We have compared the outcome, in terms of the willingness to recall or not, of the revision of radiologist A and of radiologist B on the DBT one view (Table 2) and also in two view (Table 3) in order to evaluate the agreement between radiologists.

For the evaluation of DBT one view the percentage of agreement is 84% (66 + 60/150). The two radiologists are in agreement in reading (McNemar test: p = 0.68).

Specifically, the coefficient that quantifies this agreement is equal to: Cohen Kappa = 0.68, [0.52-0.84], whose interpretation according to Landis and Koch is of substantial agreement.
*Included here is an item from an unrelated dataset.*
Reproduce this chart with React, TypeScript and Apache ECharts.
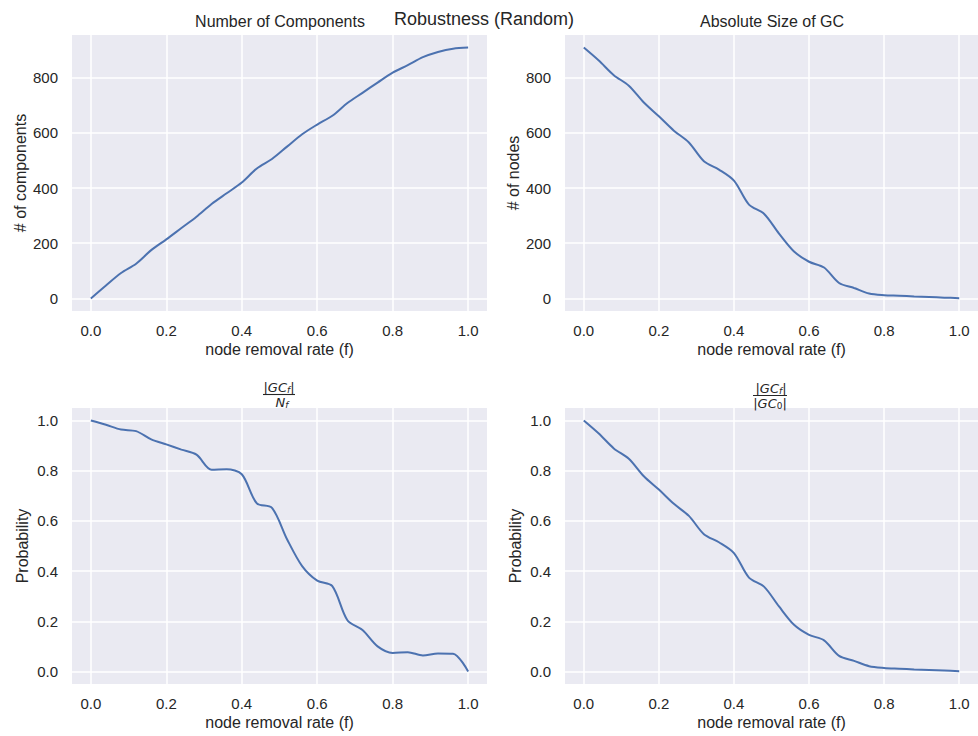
import React, { useEffect, useRef } from "react";
import * as echarts from "echarts";

const removalRate = [0, 0.04, 0.08, 0.12, 0.16, 0.2, 0.24, 0.28, 0.32, 0.36, 0.4, 0.44, 0.48, 0.52, 0.56, 0.6, 0.64, 0.68, 0.72, 0.76, 0.8, 0.84, 0.88, 0.92, 0.96, 1.0];

const numComponents = [0, 47, 92, 126, 175, 214, 255, 296, 342, 381, 420, 471, 505, 550, 595, 630, 662, 708, 745, 782, 818, 845, 874, 893, 905, 909];
const gcSize = [909, 862, 809, 771, 710, 660, 608, 565, 497, 467, 427, 340, 307, 235, 170, 133, 112, 56, 38, 18, 12, 10, 7, 5, 3, 1];
const gcOverN = [1.0, 0.983, 0.964, 0.958, 0.925, 0.905, 0.884, 0.864, 0.804, 0.806, 0.786, 0.67, 0.652, 0.527, 0.42, 0.362, 0.34, 0.204, 0.165, 0.1, 0.074, 0.077, 0.064, 0.072, 0.071, 0];
const gcOverGc0 = [1.0, 0.948, 0.889, 0.848, 0.778, 0.725, 0.668, 0.62, 0.547, 0.515, 0.472, 0.374, 0.338, 0.259, 0.186, 0.146, 0.124, 0.062, 0.042, 0.021, 0.014, 0.011, 0.008, 0.006, 0.004, 0.001];

const xTicks = [0, 0.2, 0.4, 0.6, 0.8, 1.0];
const countTicks = [0, 200, 400, 600, 800];
const probTicks = [0, 0.2, 0.4, 0.6, 0.8, 1.0];

const suptitle = "Robustness (Random)";
const topTitles = ["Number of Components", "Absolute Size of GC"];
const xName = "node removal rate (f)";
const yNames = ["# of components", "# of nodes", "Probability", "Probability"];

const TEXT = "#262626";
const FONT = "Liberation Sans, Arial, sans-serif";
const LINE = "#4C72B0";
const BG = "#EAEAF2";

export default function App() {
  const ref = useRef<HTMLDivElement>(null);
  useEffect(() => {
    document.body.style.margin = "0";
    const chart = echarts.init(ref.current!, null, { renderer: "svg" });

    const grids = [
      { left: 72, top: 35, width: 415, height: 276 },
      { left: 565, top: 35, width: 415, height: 276 },
      { left: 72, top: 408, width: 415, height: 276 },
      { left: 565, top: 408, width: 415, height: 276 },
    ].map((g) => ({ ...g, show: true, backgroundColor: BG, borderWidth: 0, containLabel: false }));

    const seriesData = [numComponents, gcSize, gcOverN, gcOverGc0];

    const xAxes = grids.map((_, i) => ({
      type: "value",
      gridIndex: i,
      min: -0.05,
      max: 1.05,
      name: xName,
      nameLocation: "middle",
      nameGap: 30,
      nameTextStyle: { color: TEXT, fontSize: 16, fontFamily: FONT },
      axisLine: { show: false },
      axisTick: { show: false, customValues: xTicks },
      axisLabel: {
        customValues: xTicks,
        formatter: (v: number) => v.toFixed(1),
        color: TEXT,
        fontSize: 15,
        fontFamily: FONT,
        margin: 12,
      },
      splitLine: { show: true, lineStyle: { color: "#ffffff", width: 1.5 } },
    }));

    const yAxes = grids.map((_, i) => {
      const isCount = i < 2;
      const ticks = isCount ? countTicks : probTicks;
      return {
        type: "value",
        gridIndex: i,
        min: isCount ? -45.45 : -0.05,
        max: isCount ? 954.45 : 1.05,
        name: yNames[i],
        nameLocation: "middle",
        nameGap: isCount ? 44 : 42,
        nameTextStyle: { color: TEXT, fontSize: 16, fontFamily: FONT },
        axisLine: { show: false },
        axisTick: { show: false, customValues: ticks },
        axisLabel: {
          customValues: ticks,
          formatter: (v: number) => (isCount ? String(Math.round(v)) : v.toFixed(1)),
          color: TEXT,
          fontSize: 15,
          fontFamily: FONT,
          margin: 14,
        },
        splitLine: { show: true, lineStyle: { color: "#ffffff", width: 1.5 } },
      };
    });

    const series = seriesData.map((vals, i) => ({
      type: "line",
      xAxisIndex: i,
      yAxisIndex: i,
      data: removalRate.map((f, j) => [f, vals[j]]),
      showSymbol: false,
      smooth: 0.3,
      lineStyle: { color: LINE, width: 2 },
      itemStyle: { color: LINE },
    }));

    const mathRich = {
      m: { fontSize: 13, fontStyle: "italic", fontFamily: "DejaVu Sans", color: TEXT },
      s: { fontSize: 9, fontStyle: "italic", fontFamily: "DejaVu Sans", color: TEXT, padding: [6, 0, 0, 0] },
      r: { fontSize: 9, fontFamily: "DejaVu Sans", color: TEXT, padding: [6, 0, 0, 0] },
    };

    const graphic: any[] = [
      {
        type: "text",
        x: 484,
        y: 19,
        style: { text: suptitle, align: "center", verticalAlign: "middle", fontSize: 18, fontFamily: FONT, fill: TEXT },
      },
      {
        type: "text",
        x: 280,
        y: 21,
        style: { text: topTitles[0], align: "center", verticalAlign: "middle", fontSize: 16, fontFamily: FONT, fill: TEXT },
      },
      {
        type: "text",
        x: 772,
        y: 21,
        style: { text: topTitles[1], align: "center", verticalAlign: "middle", fontSize: 16, fontFamily: FONT, fill: TEXT },
      },
      {
        type: "text",
        x: 279,
        y: 387,
        style: { text: "{m||GC}{s|f}{m||}", rich: mathRich, align: "center", verticalAlign: "middle", fill: TEXT },
      },
      { type: "line", shape: { x1: 263, y1: 394.5, x2: 295, y2: 394.5 }, style: { stroke: TEXT, lineWidth: 1.1 } },
      {
        type: "text",
        x: 282,
        y: 402,
        style: { text: "{m|N}{s|f}", rich: mathRich, align: "center", verticalAlign: "middle", fill: TEXT },
      },
      {
        type: "text",
        x: 771,
        y: 388,
        style: { text: "{m||GC}{s|f}{m||}", rich: mathRich, align: "center", verticalAlign: "middle", fill: TEXT },
      },
      { type: "line", shape: { x1: 753, y1: 395.5, x2: 787, y2: 395.5 }, style: { stroke: TEXT, lineWidth: 1.1 } },
      {
        type: "text",
        x: 770,
        y: 403,
        style: { text: "{m||GC}{r|0}{m||}", rich: mathRich, align: "center", verticalAlign: "middle", fill: TEXT },
      },
    ];

    chart.setOption({
      animation: false,
      backgroundColor: "#ffffff",
      grid: grids,
      xAxis: xAxes,
      yAxis: yAxes,
      series,
      graphic,
    } as any);

    return () => chart.dispose();
  }, []);

  return <div ref={ref} style={{ width: 978, height: 736 }} />;
}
For the valuation of DBT two view were excluded 14 women cause have done the DBT only in one view. The percentage of agreement is 79% (54 + 53/136). The two radiologists are in agreement in reading (McNemar test: p = 0.02), radiologist B recalls more than radiologist A.

Specifically, the coefficient that quantifies this agreement is equal to: Cohen Kappa = 0.58, [0.52-0.84], whose interpretation according to Landis and Koch is of substantial agreement.

The performance indicators (sensitivity, specificity, positive predictive value and negative predictive value) of the DBT were compared for the same reader in one and two view.

In the case of radiologist A, the sensitivity and negative predictive value remained unchanged while the specificity and positive predictive value increase in reading of the DBT exams in two view. (Table 4)

In the case of radiologist B, a non-statistically significant reduction is observed of all the performance indexes in the revision of the two view DBT images projection, except for the negative predictive value which remained the same. (Table 5)

In one view DBT the reproducibility among the two radiologists were better: we pass from a Coele coefficient Kappa k = 0.68 in one view, equivalent to a substantial agreement, to a k = 0.58 in two view, corresponding to a moderate concordance. Consequently, the performance indicators of one view DBT are similar between the two radiologists A and B, in terms of avoided and executed recalls. In the two view DBT radiologist B tended to recall more than radiologist A, resulting in a higher percentage of false positives and therefore a better specificity in the case of radiologist A (63% versus 51%); this difference is a limit of statistical significance. In the case of radiologist A the diagnostic indicators improved the reading of the images of DBT in two projections because the specificity increased from 55% to 63%, however, this increase is not statistically significant (p = 0.20).

For the analysis of the performance of the DBT based firstly on the type of lesion and secondarily on the breast density, the study took into consideration the evaluation of radiologist A, as a reader with more years of experience, and two-view DBT as a situation with better diagnostics indicators. By evaluating the area under curve (AUC) of ROC curve according to the type of lesion, there is a better performance of DBT in correctly identifying the malignancy or benignity of the lesions when the mammographic pattern is of distortion or asymmetry compared to one opacity framework. (Table 6)
Secondarily the AUC values and the indicators were comparable for the density, so this does not affect on the DBT accuracy in identifying malignant or benign lesions. (Table 7).

The study of ROC curve demonstrated that in one and two view DBT the AUC is larger for radiologist A than B (Figures 1,2); in the case of one view the comparison of both radiologist's AUC showed no statistically significant differences between the two readers in correctly identifying lesions (Figure 3).